Recently, in a Google Webmaster Central office-hours hangout (9th April 2020), John Muller explained the do’s and don’ts of choosing a URL structure for AMP page when he was asked if Google has any preference for a certain type of URL structure for AMP pages.
In the live question-answer session, a site owner asked “I was wondering if there’s any best practice for the URL structure of AMP pages. If you use a sub-domain or a folder in the upper level you can have a better possibility for analyzing different tools.
But I was wondering if there’s any benefit for Google if you put your AMP pages under the root domain instead of a sub-domain or parameters.”
In his response, Muller replied that the only thing that Google is concerned about with regards to the URL of AMP pages is that they must be all on the same domain. If the AMP URLs are all on the same domain, it will be acceptable by Google.
In his own words, “From Google’s point of view, I think the only criteria that is critical for AMP pages is that it has to be in the same domain. So, if you have it in the subdomain or a sub-directory, all of that is perfectly fine.”
If having all on the same domain is everything that matters to Google, what should the site owners do?
Mueller advised that the site owners should go with the URL structure that works best with their current setup. He also included, the URL structure should be as following:
- Easy to Monitor
- Easy to Track
- Easy to Maintain
- Comfortable with the Server
Optimizing the AMP URLs with specific optimization techniques can be nothing but a waste of time and money. Any kind of Google tweak is not going to make a big difference.
However, one thing that the site owner should consider is, they should not change their URL structure too often. As the site owner, you should choose one keyword and maintain it for as long as possible. Changing the structure often can make Google confused, and it has to reprocess all your URLs, which might affect your ranking negatively.
In Mueller’s word “The other thing I would watch out for with these alternate URLs is that you don’t change the patterns too often. So, ideally, if you pick something like a sub-directory or a sub-domain then try to keep that for as long as you can.
It’s not quite the same as if you change your primary URLs with regards to search, but any time you change URLs in general then we kind of have to reprocess that.
If you’re changing the alternate URLs that are associated with every page on your site then that means we have to process a lot of URLs to kind of understand that new setup. So, pick a sub-domain, or sub-directory, or parameters if you want. Whatever works best for you. And try to keep that set up, ideally, for the long run.”
John Mueller also included when it comes to NoFollow links, it would be happening from the URLs that were being crawled with those match the ones that the site masters tend to. If there’s something weird happening with those parameter URLs, this is just because of Googlebot being super curious.
Recently in January, Google released product features in the U.S Search results and opened up the merchant account for unpaid users as well. Is there any advantage?
For the non-U.S businesses, the Merchant Center is something that you can use regardless of whether you’re using kind of the paid part of product search or not. So, that might be something to check out. He describes that over time, we end up expanding that to other regions, other countries and other languages. It’s more like a practical nature that we need to test on a small scale first before we open things up for everyone.

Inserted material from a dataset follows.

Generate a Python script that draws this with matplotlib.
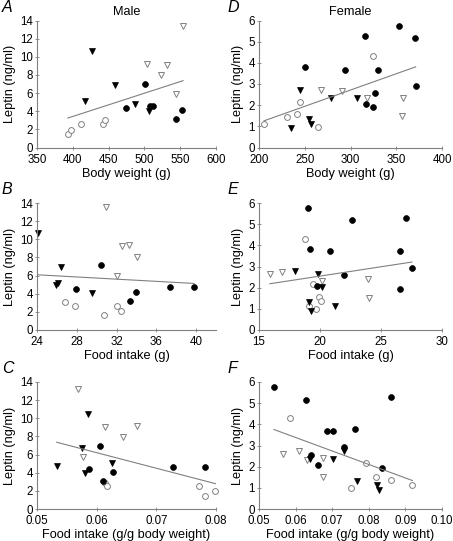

Mueller’s advice is to take a look at them and think about how they might make sense for your site, even if you’re not in the US, you can implement something that takes advantage of features like that.
We believe, Mueller’s advice is going to help all the webmasters. If you are a site owner and want your site to be mobile-friendly, following Mueller’s advice religiously can keep you in the good book of Google and make a big difference.